Ogni 29 ottobre, la Turchia celebra l’anniversario della sua fondazione avvenuta nel 1923 ad opera di Kemal Pacha.
Comandante dell’esercito turco nella guerra di Indipendenza, conclusasi nel 1922 con la cacciate delle truppe greche, francesi, inglesi e italiane dal suolo ottomano, Kemal diventa Atatürk: il «padre dei Turchi», il fondatore di una nuova civiltà, l’incipit di una nuova storia e di una nuova Turchia.
Ogni 29 ottobre, il Paese diventa un tripudio di rosso, il colore della bandiera nazionale: ricoperto dalla mezzaluna e dalla stella simbolo del Paese, o dal volto fiero e serio di un giovane Atatürk, il rosso della bandiera turca sventola da balconi e finestre o viene venduto per qualche lira dai venditori ambulanti di Piazza Taksim.
Cortei, marce, canti, concerti, discorsi: ogni anno, da Ankara alle rive del Bosforo, la commemorazione chiude scuole, uffici, musei, negozi e spinge tutti a ricordare, trasformando la memoria in un rito, anche se i suoi seguaci sono forse meno numerosi di un tempo.
Quest’anno tuttavia, lo sguardo dei cittadini turchi e dei loro rappresentanti non è rivolto solo al passato, ma anche al futuro. Quest’oggi infatti viene inaugurato il nuovo aeroporto di Istanbul, il terzo e colossale hub della città.
Ancora senza un nome e con qualche pista di atterraggio da ultimare, l’aeroporto iniziato solamente quattro anni fa è stato oggetto di polemiche e interesse nazionali e internazionali.
90 milioni di viaggiatori all’anno previsti solo per il primo terminal — 200 milioni in totale, secondo le aspettative —, questo aeroporto grande tre volte l’attuale Atatürk Havalimanı punta a essere uno dei più importanti al mondo: per estensione, utilizzo di tecnologie avanzate, e numero di passeggeri transitanti tra le sue mura.

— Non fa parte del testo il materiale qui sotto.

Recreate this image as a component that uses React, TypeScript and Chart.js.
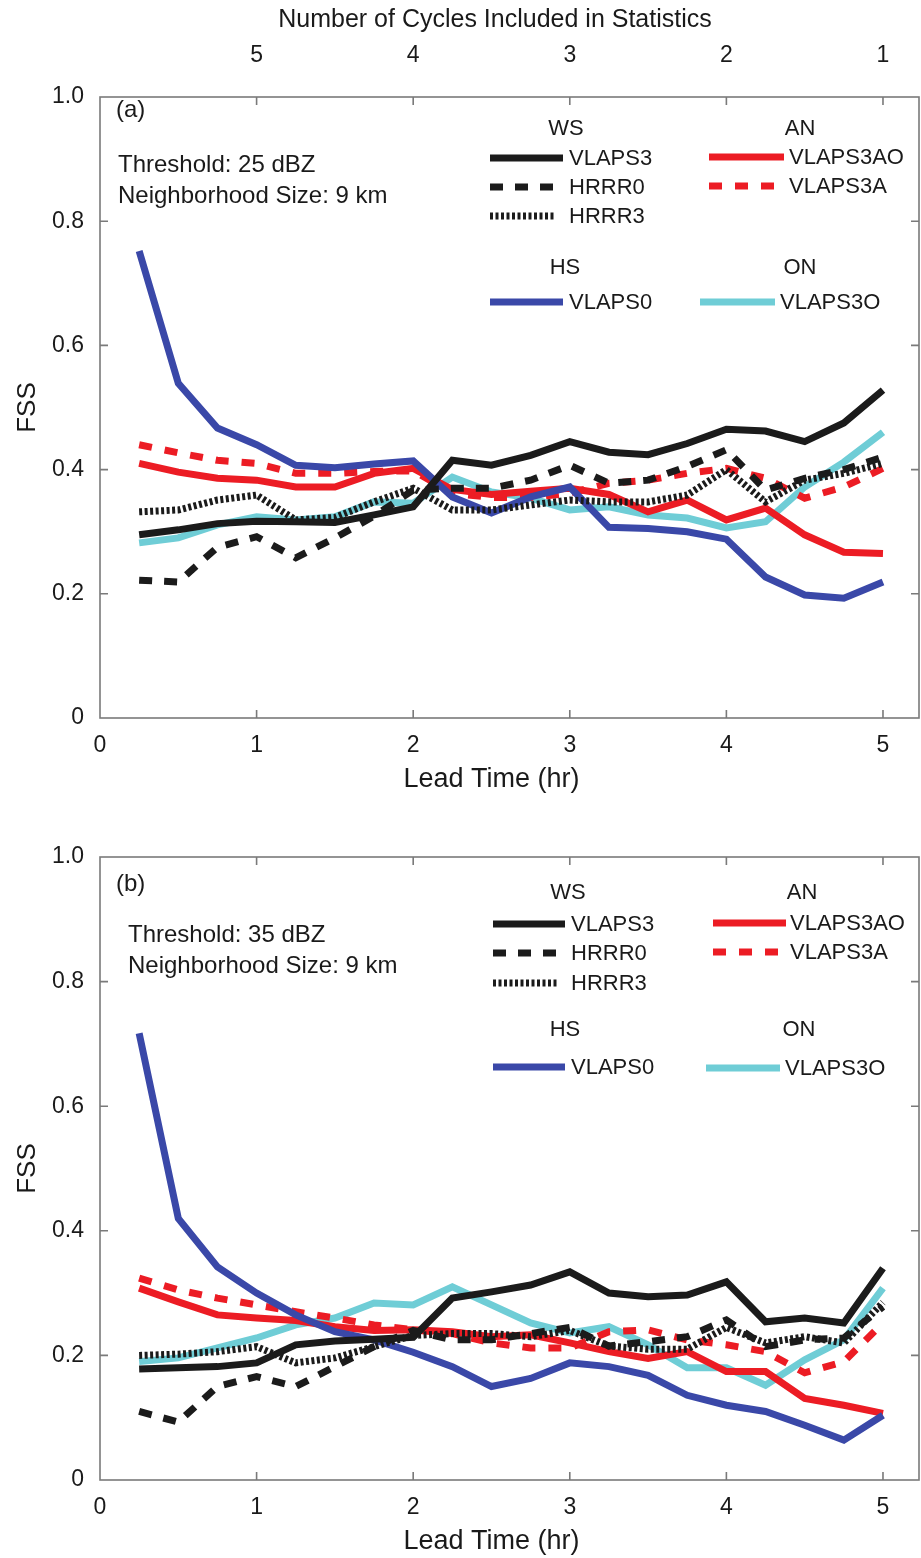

La pubblicità che ne sta accompagnando l’ultimazione e l’inaugurazione invade i social network, con hashtag e brevi video in cui si alternano le famiglie dei futuri impiegati dell’aeroporto, sveglie presto la mattina e fiere di seguire la fase di «vestizione» di chi, di lì a poco, si recherà in questo capolavoro moderno dell’architettura, e gli impiegati stessi, felici e orgogliosi mentre lavorano sui pavimenti lucidi del nuovo complesso.
Anche in questo frangente, il simbolismo si spreca.

Un aeroporto che punta a essere uno snodo centrale tra continenti, situato al carrefour tra Europa e Asia: moderno e lucido come la Turchia di inizio secolo, quella multiculturale e tecnologica, dei grattacieli e del turismo globale, degli eventi mondani internazionali e di una diplomazia volta a favorire la cooperazione nella regione mediterranea. Quella ormai dimenticata, oscurata dai problemi di sicurezza, da quelli sociali, politici ed economici che anche in Europa hanno portato a forgiare una nuova narrativa sul Paese e sulle sue lacune.
E questi problemi, queste sfaccettature della Turchia e della sua società sono tutti ritrovabili nel nuovo aeroporto e nelle sue fondamenta.
Non sono mancate le critiche dedicate alla sregolata politica di cementificazione particolarmente visibile in Istanbul e nelle zone limitrofe, dove nonostante il debito pubblico e il crollo della lira, si continua a costruire. Con più di 7000 ettari di estensione previsti, il nuovo aeroporto ancora senza nome rientrerebbe a pieno titolo in questo fenomeno.
Vi sono state infinite rivendicazioni legate al mondo del lavoro: tra i cantieri del nuovo aeroporto di Istanbul avrebbero già perso la vita una trentina di operai, seguiti da proteste e incarcerazioni che hanno rischiato di rallentare i lavori. A queste tensioni, si sono inoltre accompagnate le preoccupazioni legate all’impatto ambientale dell’aeroporto; anche in questo caso, il treno del progresso non si è arrestato.

Nonostante la crisi economica di questi mesi pieghi e spaventi, questo 29 ottobre 2018 ha un’importanza cruciale per il Paese.
Nel ricordo di Atatürk e della nascita della Repubblica di Turchia proclamata 95 anni fa in Parlamento, inaugurando il nuovo aeroporto di Istanbul, il Paese celebra il suo passato ma anche il suo futuro. Non solo nelle parole e nella retorica che oggi, come ogni anno, celebreranno la memoria storica, ma anche nel cemento, nella praxis, nell’architettura moderna e nella tecnologia che fanno del nuovo aeroporto un simbolo della Turchia moderna. Senza sapere se il simbolo corrisponderà realmente al contenuto, o solo a una sua idealizzazione.